Start of Dataset content

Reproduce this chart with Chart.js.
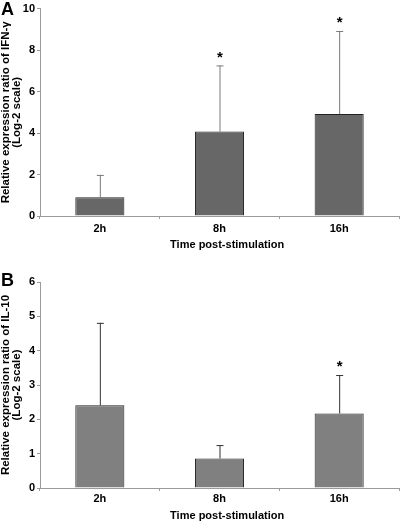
<!DOCTYPE html>
<html>
<head>
<meta charset="utf-8">
<script src="https://cdn.jsdelivr.net/npm/chart.js@4/dist/chart.umd.min.js"></script>
<style>
  body { margin: 0; background: #fff; font-family: "Liberation Sans", Arial, sans-serif; }
  #wrap { position: relative; width: 400px; height: 523px; }
  canvas { position: absolute; left: 0; }
  .panel { position: absolute; left: 1px; font-weight: bold; font-size: 18px; line-height: 18px; }
</style>
</head>
<body>
<div id="wrap">
  <canvas id="chartA" width="400" height="260" style="top:0"></canvas>
  <canvas id="chartB" width="400" height="263" style="top:260px"></canvas>
  <div class="panel" style="top:0px">A</div>
  <div class="panel" style="top:271px">B</div>
</div>
<script>
// time points
const categories = ["2h", "8h", "16h"];
// IFN-gamma (panel A)
const ifngMeans = [0.9, 4.07, 4.92];
const ifngErrors = [1.08, 3.19, 4.0];
const ifngStars = [false, true, true];
// IL-10 (panel B)
const il10Means = [2.41, 0.86, 2.17];
const il10Errors = [2.4, 0.39, 1.12];
const il10Stars = [false, false, true];

const axisGray = "#9a9a9a";

// draws upper error bars and significance stars from the scales
const errorBars = {
  id: "errorBars",
  afterDatasetsDraw(chart, args, opts) {
    const ctx = chart.ctx;
    const meta = chart.getDatasetMeta(0);
    const y = chart.scales.y;
    ctx.save();
    meta.data.forEach((bar, i) => {
      const v = opts.means[i];
      const top = y.getPixelForValue(v + opts.errors[i]);
      const base = y.getPixelForValue(v);
      ctx.strokeStyle = opts.color;
      ctx.lineWidth = 1;
      ctx.beginPath();
      ctx.moveTo(bar.x + 0.5, base);
      ctx.lineTo(bar.x + 0.5, top);
      ctx.moveTo(bar.x - 3, top + 0.5);
      ctx.lineTo(bar.x + 4, top + 0.5);
      ctx.stroke();
      if (opts.stars[i]) {
        ctx.fillStyle = "#000";
        ctx.font = "bold 15px 'Liberation Sans', Arial";
        ctx.textAlign = "center";
        ctx.textBaseline = "middle";
        ctx.fillText("*", bar.x + 0.5, top - 8);
      }
    });
    ctx.restore();
  }
};

function makeChart(id, means, errors, stars, opt) {
  const ctx = document.getElementById(id).getContext("2d");
  return new Chart(ctx, {
    type: "bar",
    data: {
      labels: categories,
      datasets: [{
        data: means,
        backgroundColor: opt.fill,
        borderColor: "#222",
        borderWidth: 1,
        borderSkipped: "bottom",
        barPercentage: 0.41,
        categoryPercentage: 1
      }]
    },
    options: {
      responsive: false,
      animation: false,
      events: [],
      layout: { padding: { top: opt.top, right: 1, left: 0, bottom: 0 } },
      plugins: {
        legend: { display: false },
        tooltip: { enabled: false },
        errorBars: { means: means, errors: errors, stars: stars, color: opt.errColor }
      },
      scales: {
        x: {
          afterFit: (s) => { s.height = opt.xHeight; },
          grid: { offset: true, drawOnChartArea: false, tickLength: 3, color: axisGray },
          border: { color: axisGray },
          ticks: { padding: opt.tickPad, color: "#000", font: { family: "Liberation Sans", size: 11, weight: "bold" } },
          title: {
            display: true,
            // leading spaces nudge the centred title right, as in the original
            text: "     Time post-stimulation",
            color: "#000",
            padding: { top: 0, bottom: opt.titlePad },
            font: { family: "Liberation Sans", size: 11, weight: "bold" }
          }
        },
        y: {
          min: 0,
          max: opt.max,
          afterFit: (s) => { s.width = 40; },
          grid: { drawOnChartArea: false, tickLength: 3, color: axisGray },
          border: { color: axisGray },
          ticks: { stepSize: opt.step, padding: 2, color: "#000", font: { family: "Liberation Sans", size: 11, weight: "bold" } },
          title: {
            display: true,
            text: opt.yTitle,
            color: "#000",
            padding: { top: 0, bottom: 0 },
            font: { family: "Liberation Sans", size: 11.5, weight: "bold", lineHeight: 0.95 }
          }
        }
      }
    },
    plugins: [errorBars]
  });
}

makeChart("chartA", ifngMeans, ifngErrors, ifngStars, {
  fill: "#676767", errColor: "#7a7a7a", top: 8, xHeight: 44, tickPad: 3, titlePad: 8,
  max: 10, step: 2, yTitle: ["Relative expression ratio of IFN-\u03b3", "(Log-2 scale)"]
});
makeChart("chartB", il10Means, il10Errors, il10Stars, {
  fill: "#808080", errColor: "#333", top: 22, xHeight: 35, tickPad: 1, titlePad: 0,
  max: 6, step: 1, yTitle: ["Relative expression ratio of IL-10", "(Log-2 scale)"]
});
</script>
</body>
</html>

End of Dataset content

--- What to produce ---
Restate the entire listing word for word, excluding pictures.

--- Complete output ---
Reproduce this chart with Chart.js.
<!DOCTYPE html>
<html>
<head>
<meta charset="utf-8">
<script src="https://cdn.jsdelivr.net/npm/chart.js@4/dist/chart.umd.min.js"></script>
<style>
  body { margin: 0; background: #fff; font-family: "Liberation Sans", Arial, sans-serif; }
  #wrap { position: relative; width: 400px; height: 523px; }
  canvas { position: absolute; left: 0; }
  .panel { position: absolute; left: 1px; font-weight: bold; font-size: 18px; line-height: 18px; }
</style>
</head>
<body>
<div id="wrap">
  <canvas id="chartA" width="400" height="260" style="top:0"></canvas>
  <canvas id="chartB" width="400" height="263" style="top:260px"></canvas>
  <div class="panel" style="top:0px">A</div>
  <div class="panel" style="top:271px">B</div>
</div>
<script>
// time points
const categories = ["2h", "8h", "16h"];
// IFN-gamma (panel A)
const ifngMeans = [0.9, 4.07, 4.92];
const ifngErrors = [1.08, 3.19, 4.0];
const ifngStars = [false, true, true];
// IL-10 (panel B)
const il10Means = [2.41, 0.86, 2.17];
const il10Errors = [2.4, 0.39, 1.12];
const il10Stars = [false, false, true];

const axisGray = "#9a9a9a";

// draws upper error bars and significance stars from the scales
const errorBars = {
  id: "errorBars",
  afterDatasetsDraw(chart, args, opts) {
    const ctx = chart.ctx;
    const meta = chart.getDatasetMeta(0);
    const y = chart.scales.y;
    ctx.save();
    meta.data.forEach((bar, i) => {
      const v = opts.means[i];
      const top = y.getPixelForValue(v + opts.errors[i]);
      const base = y.getPixelForValue(v);
      ctx.strokeStyle = opts.color;
      ctx.lineWidth = 1;
      ctx.beginPath();
      ctx.moveTo(bar.x + 0.5, base);
      ctx.lineTo(bar.x + 0.5, top);
      ctx.moveTo(bar.x - 3, top + 0.5);
      ctx.lineTo(bar.x + 4, top + 0.5);
      ctx.stroke();
      if (opts.stars[i]) {
        ctx.fillStyle = "#000";
        ctx.font = "bold 15px 'Liberation Sans', Arial";
        ctx.textAlign = "center";
        ctx.textBaseline = "middle";
        ctx.fillText("*", bar.x + 0.5, top - 8);
      }
    });
    ctx.restore();
  }
};

function makeChart(id, means, errors, stars, opt) {
  const ctx = document.getElementById(id).getContext("2d");
  return new Chart(ctx, {
    type: "bar",
    data: {
      labels: categories,
      datasets: [{
        data: means,
        backgroundColor: opt.fill,
        borderColor: "#222",
        borderWidth: 1,
        borderSkipped: "bottom",
        barPercentage: 0.41,
        categoryPercentage: 1
      }]
    },
    options: {
      responsive: false,
      animation: false,
      events: [],
      layout: { padding: { top: opt.top, right: 1, left: 0, bottom: 0 } },
      plugins: {
        legend: { display: false },
        tooltip: { enabled: false },
        errorBars: { means: means, errors: errors, stars: stars, color: opt.errColor }
      },
      scales: {
        x: {
          afterFit: (s) => { s.height = opt.xHeight; },
          grid: { offset: true, drawOnChartArea: false, tickLength: 3, color: axisGray },
          border: { color: axisGray },
          ticks: { padding: opt.tickPad, color: "#000", font: { family: "Liberation Sans", size: 11, weight: "bold" } },
          title: {
            display: true,
            // leading spaces nudge the centred title right, as in the original
            text: "     Time post-stimulation",
            color: "#000",
            padding: { top: 0, bottom: opt.titlePad },
            font: { family: "Liberation Sans", size: 11, weight: "bold" }
          }
        },
        y: {
          min: 0,
          max: opt.max,
          afterFit: (s) => { s.width = 40; },
          grid: { drawOnChartArea: false, tickLength: 3, color: axisGray },
          border: { color: axisGray },
          ticks: { stepSize: opt.step, padding: 2, color: "#000", font: { family: "Liberation Sans", size: 11, weight: "bold" } },
          title: {
            display: true,
            text: opt.yTitle,
            color: "#000",
            padding: { top: 0, bottom: 0 },
            font: { family: "Liberation Sans", size: 11.5, weight: "bold", lineHeight: 0.95 }
          }
        }
      }
    },
    plugins: [errorBars]
  });
}

makeChart("chartA", ifngMeans, ifngErrors, ifngStars, {
  fill: "#676767", errColor: "#7a7a7a", top: 8, xHeight: 44, tickPad: 3, titlePad: 8,
  max: 10, step: 2, yTitle: ["Relative expression ratio of IFN-\u03b3", "(Log-2 scale)"]
});
makeChart("chartB", il10Means, il10Errors, il10Stars, {
  fill: "#808080", errColor: "#333", top: 22, xHeight: 35, tickPad: 1, titlePad: 0,
  max: 6, step: 1, yTitle: ["Relative expression ratio of IL-10", "(Log-2 scale)"]
});
</script>
</body>
</html>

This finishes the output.